_Goal of the exercise_
Repeat the listing exactly as given, omitting every image.

_Data excerpt_
__________
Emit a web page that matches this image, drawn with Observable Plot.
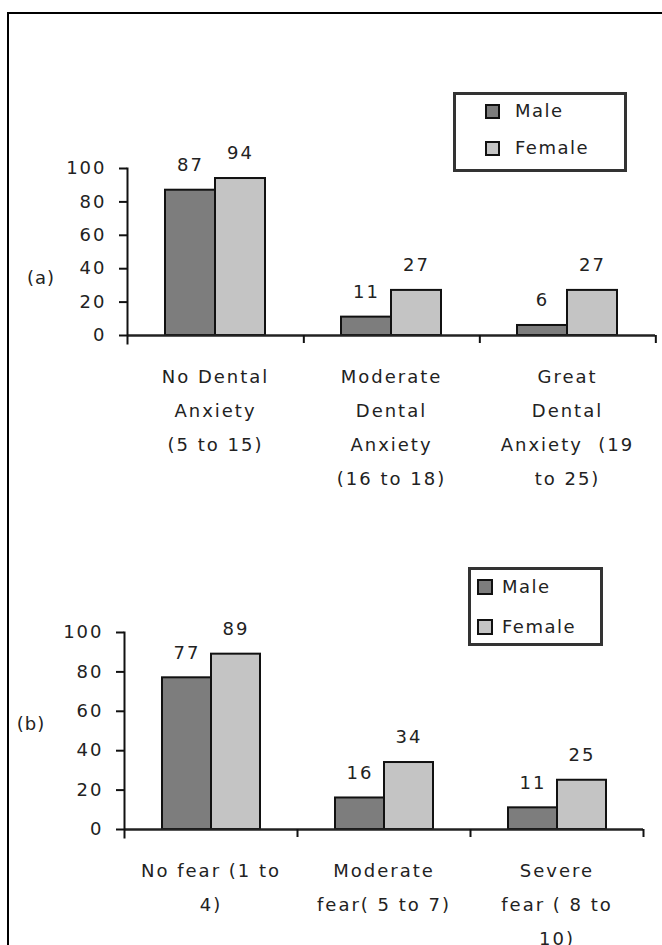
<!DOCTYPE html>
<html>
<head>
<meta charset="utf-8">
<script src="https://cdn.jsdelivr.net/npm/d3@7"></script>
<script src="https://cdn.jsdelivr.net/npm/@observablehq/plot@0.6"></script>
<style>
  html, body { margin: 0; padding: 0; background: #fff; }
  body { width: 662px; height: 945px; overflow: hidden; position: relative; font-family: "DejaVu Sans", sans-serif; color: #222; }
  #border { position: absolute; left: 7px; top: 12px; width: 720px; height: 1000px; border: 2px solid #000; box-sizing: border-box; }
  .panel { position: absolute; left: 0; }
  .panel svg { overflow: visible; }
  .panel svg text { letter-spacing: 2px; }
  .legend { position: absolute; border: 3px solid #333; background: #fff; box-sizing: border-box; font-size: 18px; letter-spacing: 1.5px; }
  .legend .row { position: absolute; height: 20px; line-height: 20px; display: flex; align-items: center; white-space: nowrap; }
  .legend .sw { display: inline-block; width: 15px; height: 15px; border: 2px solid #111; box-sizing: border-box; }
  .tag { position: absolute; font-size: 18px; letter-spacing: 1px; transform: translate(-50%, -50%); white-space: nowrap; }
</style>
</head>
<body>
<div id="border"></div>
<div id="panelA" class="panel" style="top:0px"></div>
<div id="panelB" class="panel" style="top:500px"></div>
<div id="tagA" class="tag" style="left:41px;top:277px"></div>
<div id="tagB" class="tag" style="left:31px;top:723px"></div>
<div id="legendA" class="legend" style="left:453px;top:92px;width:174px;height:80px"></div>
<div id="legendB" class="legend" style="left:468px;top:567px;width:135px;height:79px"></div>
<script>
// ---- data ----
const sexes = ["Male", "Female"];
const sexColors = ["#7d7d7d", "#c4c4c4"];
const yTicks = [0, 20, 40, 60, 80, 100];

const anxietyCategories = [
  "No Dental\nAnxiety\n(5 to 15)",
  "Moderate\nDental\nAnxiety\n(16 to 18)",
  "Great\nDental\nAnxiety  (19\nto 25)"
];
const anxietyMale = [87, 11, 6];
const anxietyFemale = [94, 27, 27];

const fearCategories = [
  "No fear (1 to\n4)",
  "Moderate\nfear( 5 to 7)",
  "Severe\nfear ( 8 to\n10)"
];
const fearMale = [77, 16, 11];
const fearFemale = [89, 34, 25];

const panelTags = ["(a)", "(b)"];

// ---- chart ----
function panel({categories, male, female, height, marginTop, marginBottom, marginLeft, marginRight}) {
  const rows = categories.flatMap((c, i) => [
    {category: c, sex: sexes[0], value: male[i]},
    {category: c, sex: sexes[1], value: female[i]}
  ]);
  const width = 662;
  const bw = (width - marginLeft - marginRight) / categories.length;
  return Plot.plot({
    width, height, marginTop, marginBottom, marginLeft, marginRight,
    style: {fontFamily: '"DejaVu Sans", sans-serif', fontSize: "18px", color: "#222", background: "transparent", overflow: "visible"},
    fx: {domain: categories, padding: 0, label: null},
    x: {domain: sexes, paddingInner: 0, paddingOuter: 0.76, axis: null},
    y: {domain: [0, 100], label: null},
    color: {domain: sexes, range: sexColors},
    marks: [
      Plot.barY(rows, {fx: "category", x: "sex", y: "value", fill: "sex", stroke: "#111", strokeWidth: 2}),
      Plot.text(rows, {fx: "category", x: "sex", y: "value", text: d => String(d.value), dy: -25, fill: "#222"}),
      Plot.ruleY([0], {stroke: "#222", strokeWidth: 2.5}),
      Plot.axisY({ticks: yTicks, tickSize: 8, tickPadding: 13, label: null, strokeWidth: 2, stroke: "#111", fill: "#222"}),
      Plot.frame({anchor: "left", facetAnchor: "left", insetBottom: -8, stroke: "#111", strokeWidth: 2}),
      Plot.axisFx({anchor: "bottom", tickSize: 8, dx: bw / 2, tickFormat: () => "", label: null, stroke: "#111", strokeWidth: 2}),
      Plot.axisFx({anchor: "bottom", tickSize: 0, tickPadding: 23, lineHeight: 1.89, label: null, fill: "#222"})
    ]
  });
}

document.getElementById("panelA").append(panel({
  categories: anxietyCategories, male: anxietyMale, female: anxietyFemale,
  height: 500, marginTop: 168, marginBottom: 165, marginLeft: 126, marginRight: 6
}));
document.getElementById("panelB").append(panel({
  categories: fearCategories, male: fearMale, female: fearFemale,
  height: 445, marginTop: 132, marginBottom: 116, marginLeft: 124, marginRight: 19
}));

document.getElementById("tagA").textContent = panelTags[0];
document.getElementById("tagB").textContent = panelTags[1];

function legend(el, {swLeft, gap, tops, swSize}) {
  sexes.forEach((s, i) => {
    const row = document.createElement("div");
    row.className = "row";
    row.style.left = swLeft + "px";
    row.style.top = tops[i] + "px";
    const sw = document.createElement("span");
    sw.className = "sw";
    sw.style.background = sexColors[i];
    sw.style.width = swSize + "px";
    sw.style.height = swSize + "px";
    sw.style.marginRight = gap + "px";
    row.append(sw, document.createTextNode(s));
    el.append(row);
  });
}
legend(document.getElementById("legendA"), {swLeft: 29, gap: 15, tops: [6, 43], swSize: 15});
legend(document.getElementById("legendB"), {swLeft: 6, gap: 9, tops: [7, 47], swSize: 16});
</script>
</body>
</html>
__________
_Task answer_
Emit a web page that matches this image, drawn with Observable Plot.
<!DOCTYPE html>
<html>
<head>
<meta charset="utf-8">
<script src="https://cdn.jsdelivr.net/npm/d3@7"></script>
<script src="https://cdn.jsdelivr.net/npm/@observablehq/plot@0.6"></script>
<style>
  html, body { margin: 0; padding: 0; background: #fff; }
  body { width: 662px; height: 945px; overflow: hidden; position: relative; font-family: "DejaVu Sans", sans-serif; color: #222; }
  #border { position: absolute; left: 7px; top: 12px; width: 720px; height: 1000px; border: 2px solid #000; box-sizing: border-box; }
  .panel { position: absolute; left: 0; }
  .panel svg { overflow: visible; }
  .panel svg text { letter-spacing: 2px; }
  .legend { position: absolute; border: 3px solid #333; background: #fff; box-sizing: border-box; font-size: 18px; letter-spacing: 1.5px; }
  .legend .row { position: absolute; height: 20px; line-height: 20px; display: flex; align-items: center; white-space: nowrap; }
  .legend .sw { display: inline-block; width: 15px; height: 15px; border: 2px solid #111; box-sizing: border-box; }
  .tag { position: absolute; font-size: 18px; letter-spacing: 1px; transform: translate(-50%, -50%); white-space: nowrap; }
</style>
</head>
<body>
<div id="border"></div>
<div id="panelA" class="panel" style="top:0px"></div>
<div id="panelB" class="panel" style="top:500px"></div>
<div id="tagA" class="tag" style="left:41px;top:277px"></div>
<div id="tagB" class="tag" style="left:31px;top:723px"></div>
<div id="legendA" class="legend" style="left:453px;top:92px;width:174px;height:80px"></div>
<div id="legendB" class="legend" style="left:468px;top:567px;width:135px;height:79px"></div>
<script>
// ---- data ----
const sexes = ["Male", "Female"];
const sexColors = ["#7d7d7d", "#c4c4c4"];
const yTicks = [0, 20, 40, 60, 80, 100];

const anxietyCategories = [
  "No Dental\nAnxiety\n(5 to 15)",
  "Moderate\nDental\nAnxiety\n(16 to 18)",
  "Great\nDental\nAnxiety  (19\nto 25)"
];
const anxietyMale = [87, 11, 6];
const anxietyFemale = [94, 27, 27];

const fearCategories = [
  "No fear (1 to\n4)",
  "Moderate\nfear( 5 to 7)",
  "Severe\nfear ( 8 to\n10)"
];
const fearMale = [77, 16, 11];
const fearFemale = [89, 34, 25];

const panelTags = ["(a)", "(b)"];

// ---- chart ----
function panel({categories, male, female, height, marginTop, marginBottom, marginLeft, marginRight}) {
  const rows = categories.flatMap((c, i) => [
    {category: c, sex: sexes[0], value: male[i]},
    {category: c, sex: sexes[1], value: female[i]}
  ]);
  const width = 662;
  const bw = (width - marginLeft - marginRight) / categories.length;
  return Plot.plot({
    width, height, marginTop, marginBottom, marginLeft, marginRight,
    style: {fontFamily: '"DejaVu Sans", sans-serif', fontSize: "18px", color: "#222", background: "transparent", overflow: "visible"},
    fx: {domain: categories, padding: 0, label: null},
    x: {domain: sexes, paddingInner: 0, paddingOuter: 0.76, axis: null},
    y: {domain: [0, 100], label: null},
    color: {domain: sexes, range: sexColors},
    marks: [
      Plot.barY(rows, {fx: "category", x: "sex", y: "value", fill: "sex", stroke: "#111", strokeWidth: 2}),
      Plot.text(rows, {fx: "category", x: "sex", y: "value", text: d => String(d.value), dy: -25, fill: "#222"}),
      Plot.ruleY([0], {stroke: "#222", strokeWidth: 2.5}),
      Plot.axisY({ticks: yTicks, tickSize: 8, tickPadding: 13, label: null, strokeWidth: 2, stroke: "#111", fill: "#222"}),
      Plot.frame({anchor: "left", facetAnchor: "left", insetBottom: -8, stroke: "#111", strokeWidth: 2}),
      Plot.axisFx({anchor: "bottom", tickSize: 8, dx: bw / 2, tickFormat: () => "", label: null, stroke: "#111", strokeWidth: 2}),
      Plot.axisFx({anchor: "bottom", tickSize: 0, tickPadding: 23, lineHeight: 1.89, label: null, fill: "#222"})
    ]
  });
}

document.getElementById("panelA").append(panel({
  categories: anxietyCategories, male: anxietyMale, female: anxietyFemale,
  height: 500, marginTop: 168, marginBottom: 165, marginLeft: 126, marginRight: 6
}));
document.getElementById("panelB").append(panel({
  categories: fearCategories, male: fearMale, female: fearFemale,
  height: 445, marginTop: 132, marginBottom: 116, marginLeft: 124, marginRight: 19
}));

document.getElementById("tagA").textContent = panelTags[0];
document.getElementById("tagB").textContent = panelTags[1];

function legend(el, {swLeft, gap, tops, swSize}) {
  sexes.forEach((s, i) => {
    const row = document.createElement("div");
    row.className = "row";
    row.style.left = swLeft + "px";
    row.style.top = tops[i] + "px";
    const sw = document.createElement("span");
    sw.className = "sw";
    sw.style.background = sexColors[i];
    sw.style.width = swSize + "px";
    sw.style.height = swSize + "px";
    sw.style.marginRight = gap + "px";
    row.append(sw, document.createTextNode(s));
    el.append(row);
  });
}
legend(document.getElementById("legendA"), {swLeft: 29, gap: 15, tops: [6, 43], swSize: 15});
legend(document.getElementById("legendB"), {swLeft: 6, gap: 9, tops: [7, 47], swSize: 16});
</script>
</body>
</html>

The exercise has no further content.